* _WHAT IS NEEDED_: Copy out exactly the lines from the one holding "Give me the seaborn" through the one holding "import seaborn as sns", ends included; omit images.

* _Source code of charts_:

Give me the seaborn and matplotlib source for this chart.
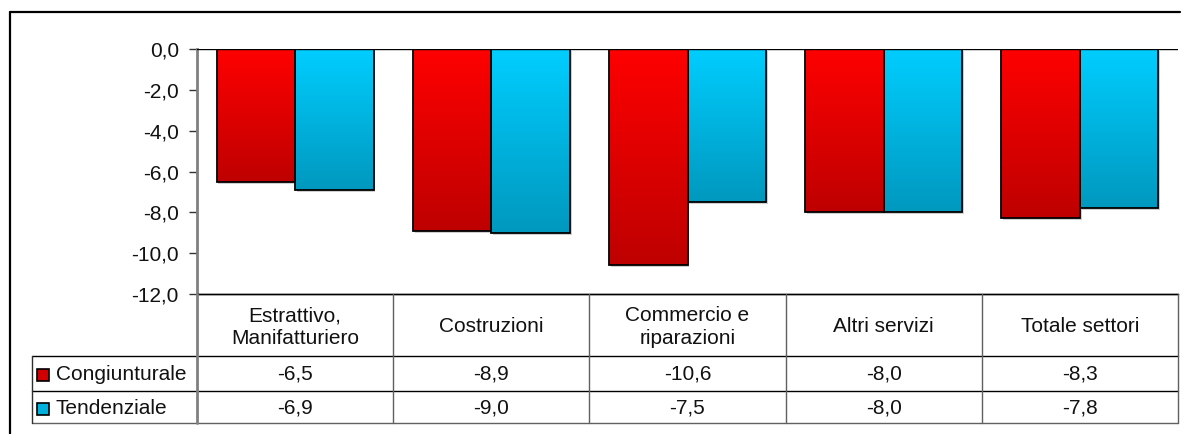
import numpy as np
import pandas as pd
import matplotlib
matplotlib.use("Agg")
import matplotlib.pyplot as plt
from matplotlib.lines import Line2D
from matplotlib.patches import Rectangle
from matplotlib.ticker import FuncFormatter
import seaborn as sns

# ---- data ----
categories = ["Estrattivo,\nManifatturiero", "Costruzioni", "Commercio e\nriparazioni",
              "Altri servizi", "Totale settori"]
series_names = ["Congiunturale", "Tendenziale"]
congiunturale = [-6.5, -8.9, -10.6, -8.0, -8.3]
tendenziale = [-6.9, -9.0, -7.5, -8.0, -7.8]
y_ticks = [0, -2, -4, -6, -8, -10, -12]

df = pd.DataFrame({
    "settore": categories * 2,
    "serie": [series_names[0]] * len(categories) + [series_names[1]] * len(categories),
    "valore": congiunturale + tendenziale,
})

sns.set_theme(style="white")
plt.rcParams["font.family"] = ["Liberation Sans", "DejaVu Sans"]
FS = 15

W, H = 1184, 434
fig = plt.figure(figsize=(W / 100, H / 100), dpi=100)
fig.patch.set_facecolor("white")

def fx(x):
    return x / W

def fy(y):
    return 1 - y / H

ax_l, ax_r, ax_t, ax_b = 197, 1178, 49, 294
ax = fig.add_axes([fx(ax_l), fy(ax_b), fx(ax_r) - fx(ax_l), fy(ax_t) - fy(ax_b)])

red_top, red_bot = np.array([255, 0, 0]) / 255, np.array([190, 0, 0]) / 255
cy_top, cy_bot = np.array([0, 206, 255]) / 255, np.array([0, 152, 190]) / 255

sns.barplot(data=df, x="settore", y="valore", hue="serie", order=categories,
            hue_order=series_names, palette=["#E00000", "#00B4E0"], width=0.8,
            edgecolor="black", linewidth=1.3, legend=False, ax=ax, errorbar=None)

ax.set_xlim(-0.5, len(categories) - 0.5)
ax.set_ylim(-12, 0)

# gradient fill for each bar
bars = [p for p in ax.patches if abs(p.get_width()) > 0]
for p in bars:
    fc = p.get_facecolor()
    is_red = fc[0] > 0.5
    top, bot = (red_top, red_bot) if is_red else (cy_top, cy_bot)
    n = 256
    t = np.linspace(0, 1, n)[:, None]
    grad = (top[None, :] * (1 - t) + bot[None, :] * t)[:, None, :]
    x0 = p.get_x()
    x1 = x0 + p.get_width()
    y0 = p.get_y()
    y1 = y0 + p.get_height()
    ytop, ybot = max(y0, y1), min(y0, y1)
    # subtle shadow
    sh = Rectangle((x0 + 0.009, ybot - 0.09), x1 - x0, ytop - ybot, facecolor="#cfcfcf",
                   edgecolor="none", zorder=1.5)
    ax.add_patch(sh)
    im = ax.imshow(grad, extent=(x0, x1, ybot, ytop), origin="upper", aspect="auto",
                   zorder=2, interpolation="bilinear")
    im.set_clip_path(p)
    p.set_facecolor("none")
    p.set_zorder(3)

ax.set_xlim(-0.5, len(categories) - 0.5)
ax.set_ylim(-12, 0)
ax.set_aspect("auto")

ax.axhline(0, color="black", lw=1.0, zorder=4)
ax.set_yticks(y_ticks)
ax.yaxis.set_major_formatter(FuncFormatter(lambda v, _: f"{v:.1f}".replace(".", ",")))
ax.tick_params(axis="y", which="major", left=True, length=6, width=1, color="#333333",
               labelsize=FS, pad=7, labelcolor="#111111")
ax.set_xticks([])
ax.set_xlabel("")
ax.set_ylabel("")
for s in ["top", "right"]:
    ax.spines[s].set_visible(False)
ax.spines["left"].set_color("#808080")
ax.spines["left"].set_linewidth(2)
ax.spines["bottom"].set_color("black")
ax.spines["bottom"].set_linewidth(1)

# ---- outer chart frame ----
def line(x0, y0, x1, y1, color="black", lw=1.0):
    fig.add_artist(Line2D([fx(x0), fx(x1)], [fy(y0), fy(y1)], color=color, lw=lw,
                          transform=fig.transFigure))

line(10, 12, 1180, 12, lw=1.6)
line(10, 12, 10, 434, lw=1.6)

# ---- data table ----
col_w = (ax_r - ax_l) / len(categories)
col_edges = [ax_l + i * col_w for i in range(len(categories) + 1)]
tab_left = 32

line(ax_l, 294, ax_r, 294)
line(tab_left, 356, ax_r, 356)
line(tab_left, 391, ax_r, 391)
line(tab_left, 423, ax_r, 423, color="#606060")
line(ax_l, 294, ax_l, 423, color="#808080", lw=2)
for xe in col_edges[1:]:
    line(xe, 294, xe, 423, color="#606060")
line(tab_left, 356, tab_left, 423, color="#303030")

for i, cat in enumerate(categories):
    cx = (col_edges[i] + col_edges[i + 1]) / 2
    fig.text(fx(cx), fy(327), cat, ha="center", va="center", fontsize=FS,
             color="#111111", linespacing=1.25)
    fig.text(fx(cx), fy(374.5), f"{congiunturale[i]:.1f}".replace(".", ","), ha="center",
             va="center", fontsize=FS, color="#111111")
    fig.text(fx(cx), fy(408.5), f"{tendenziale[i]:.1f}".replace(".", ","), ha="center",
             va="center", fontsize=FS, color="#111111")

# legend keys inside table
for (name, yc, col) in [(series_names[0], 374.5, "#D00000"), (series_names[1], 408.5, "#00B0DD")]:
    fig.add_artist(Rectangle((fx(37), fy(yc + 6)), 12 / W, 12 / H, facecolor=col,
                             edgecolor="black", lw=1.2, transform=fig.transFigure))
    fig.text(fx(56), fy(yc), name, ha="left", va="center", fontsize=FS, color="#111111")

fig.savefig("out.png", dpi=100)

--

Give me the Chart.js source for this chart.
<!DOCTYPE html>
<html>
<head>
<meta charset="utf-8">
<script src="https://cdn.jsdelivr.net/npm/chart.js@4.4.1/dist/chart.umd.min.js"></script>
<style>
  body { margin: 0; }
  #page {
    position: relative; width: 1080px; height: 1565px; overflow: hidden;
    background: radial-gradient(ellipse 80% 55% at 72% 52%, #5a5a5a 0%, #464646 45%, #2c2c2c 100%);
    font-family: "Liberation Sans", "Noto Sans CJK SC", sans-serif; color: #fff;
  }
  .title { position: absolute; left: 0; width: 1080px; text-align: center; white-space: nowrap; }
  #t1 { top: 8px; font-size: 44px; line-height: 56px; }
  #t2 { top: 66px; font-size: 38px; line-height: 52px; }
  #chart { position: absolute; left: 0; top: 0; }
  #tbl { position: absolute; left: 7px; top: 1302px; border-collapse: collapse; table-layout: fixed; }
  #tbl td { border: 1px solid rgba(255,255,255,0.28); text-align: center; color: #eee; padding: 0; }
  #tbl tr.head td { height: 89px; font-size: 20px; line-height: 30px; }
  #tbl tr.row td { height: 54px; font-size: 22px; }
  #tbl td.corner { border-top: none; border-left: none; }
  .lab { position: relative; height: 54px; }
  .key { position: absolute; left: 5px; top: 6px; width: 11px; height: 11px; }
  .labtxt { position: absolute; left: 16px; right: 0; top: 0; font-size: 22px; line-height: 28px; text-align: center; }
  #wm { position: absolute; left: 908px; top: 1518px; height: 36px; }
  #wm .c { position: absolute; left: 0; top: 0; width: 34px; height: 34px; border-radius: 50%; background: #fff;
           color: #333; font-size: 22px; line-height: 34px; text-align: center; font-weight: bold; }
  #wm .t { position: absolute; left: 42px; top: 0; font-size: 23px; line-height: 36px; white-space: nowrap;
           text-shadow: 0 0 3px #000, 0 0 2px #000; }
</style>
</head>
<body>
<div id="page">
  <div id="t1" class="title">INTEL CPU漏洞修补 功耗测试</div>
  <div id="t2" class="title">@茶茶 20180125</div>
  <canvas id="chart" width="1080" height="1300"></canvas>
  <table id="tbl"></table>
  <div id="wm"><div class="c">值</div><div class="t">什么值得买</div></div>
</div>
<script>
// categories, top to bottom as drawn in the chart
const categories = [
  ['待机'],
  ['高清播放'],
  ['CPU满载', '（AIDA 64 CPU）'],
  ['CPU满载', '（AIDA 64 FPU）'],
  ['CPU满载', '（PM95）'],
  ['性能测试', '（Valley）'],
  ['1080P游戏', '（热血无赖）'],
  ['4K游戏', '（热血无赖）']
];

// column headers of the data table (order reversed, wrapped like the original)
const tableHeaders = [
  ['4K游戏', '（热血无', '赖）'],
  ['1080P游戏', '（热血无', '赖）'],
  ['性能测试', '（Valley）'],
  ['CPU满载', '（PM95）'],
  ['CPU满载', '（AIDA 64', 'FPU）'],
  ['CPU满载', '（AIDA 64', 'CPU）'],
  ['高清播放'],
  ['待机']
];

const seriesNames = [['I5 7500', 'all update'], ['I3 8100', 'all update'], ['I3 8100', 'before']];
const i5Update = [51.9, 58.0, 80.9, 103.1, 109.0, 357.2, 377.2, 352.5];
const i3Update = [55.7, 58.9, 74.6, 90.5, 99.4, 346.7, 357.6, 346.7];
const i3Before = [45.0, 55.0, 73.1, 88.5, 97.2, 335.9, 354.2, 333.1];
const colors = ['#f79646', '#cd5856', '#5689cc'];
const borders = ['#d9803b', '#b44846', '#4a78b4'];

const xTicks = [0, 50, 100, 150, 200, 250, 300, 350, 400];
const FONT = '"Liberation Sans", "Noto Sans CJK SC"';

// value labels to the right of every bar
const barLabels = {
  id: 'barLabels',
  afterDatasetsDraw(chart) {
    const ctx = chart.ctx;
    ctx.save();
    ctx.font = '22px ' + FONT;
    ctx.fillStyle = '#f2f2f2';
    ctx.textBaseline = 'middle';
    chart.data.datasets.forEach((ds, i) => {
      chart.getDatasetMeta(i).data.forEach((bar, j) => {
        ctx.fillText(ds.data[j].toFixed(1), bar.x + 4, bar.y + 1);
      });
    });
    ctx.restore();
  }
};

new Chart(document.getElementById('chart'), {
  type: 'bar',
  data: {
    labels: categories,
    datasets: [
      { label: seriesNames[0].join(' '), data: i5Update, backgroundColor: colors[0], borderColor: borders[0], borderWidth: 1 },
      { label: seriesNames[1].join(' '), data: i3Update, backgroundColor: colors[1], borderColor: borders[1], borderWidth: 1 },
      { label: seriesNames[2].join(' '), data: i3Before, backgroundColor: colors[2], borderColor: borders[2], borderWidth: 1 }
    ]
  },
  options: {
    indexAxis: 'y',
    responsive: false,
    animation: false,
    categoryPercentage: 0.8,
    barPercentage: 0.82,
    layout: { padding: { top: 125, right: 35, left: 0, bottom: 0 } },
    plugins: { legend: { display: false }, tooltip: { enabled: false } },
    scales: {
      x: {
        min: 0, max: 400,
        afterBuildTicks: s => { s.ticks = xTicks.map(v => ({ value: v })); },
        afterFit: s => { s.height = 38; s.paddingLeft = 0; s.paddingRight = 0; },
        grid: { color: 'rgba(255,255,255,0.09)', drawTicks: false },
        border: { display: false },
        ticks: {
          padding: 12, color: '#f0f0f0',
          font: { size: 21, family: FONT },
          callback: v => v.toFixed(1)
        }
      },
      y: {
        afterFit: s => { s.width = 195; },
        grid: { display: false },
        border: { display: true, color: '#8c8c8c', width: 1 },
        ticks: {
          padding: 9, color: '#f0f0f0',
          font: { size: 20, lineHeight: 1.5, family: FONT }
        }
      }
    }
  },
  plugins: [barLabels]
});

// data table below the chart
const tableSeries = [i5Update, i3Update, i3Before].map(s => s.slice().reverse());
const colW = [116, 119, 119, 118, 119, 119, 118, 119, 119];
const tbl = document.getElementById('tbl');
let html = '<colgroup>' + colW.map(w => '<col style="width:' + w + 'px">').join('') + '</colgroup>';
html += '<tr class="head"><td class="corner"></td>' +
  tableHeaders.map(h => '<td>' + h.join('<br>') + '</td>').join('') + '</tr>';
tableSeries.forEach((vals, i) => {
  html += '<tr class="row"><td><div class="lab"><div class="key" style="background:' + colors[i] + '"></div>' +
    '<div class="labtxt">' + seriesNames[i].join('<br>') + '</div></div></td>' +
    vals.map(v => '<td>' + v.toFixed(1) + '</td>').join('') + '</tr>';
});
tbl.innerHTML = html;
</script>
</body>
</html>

* _RESPONSE FOR THIS EXERCISE_:
Give me the seaborn and matplotlib source for this chart.
import numpy as np
import pandas as pd
import matplotlib
matplotlib.use("Agg")
import matplotlib.pyplot as plt
from matplotlib.lines import Line2D
from matplotlib.patches import Rectangle
from matplotlib.ticker import FuncFormatter
import seaborn as sns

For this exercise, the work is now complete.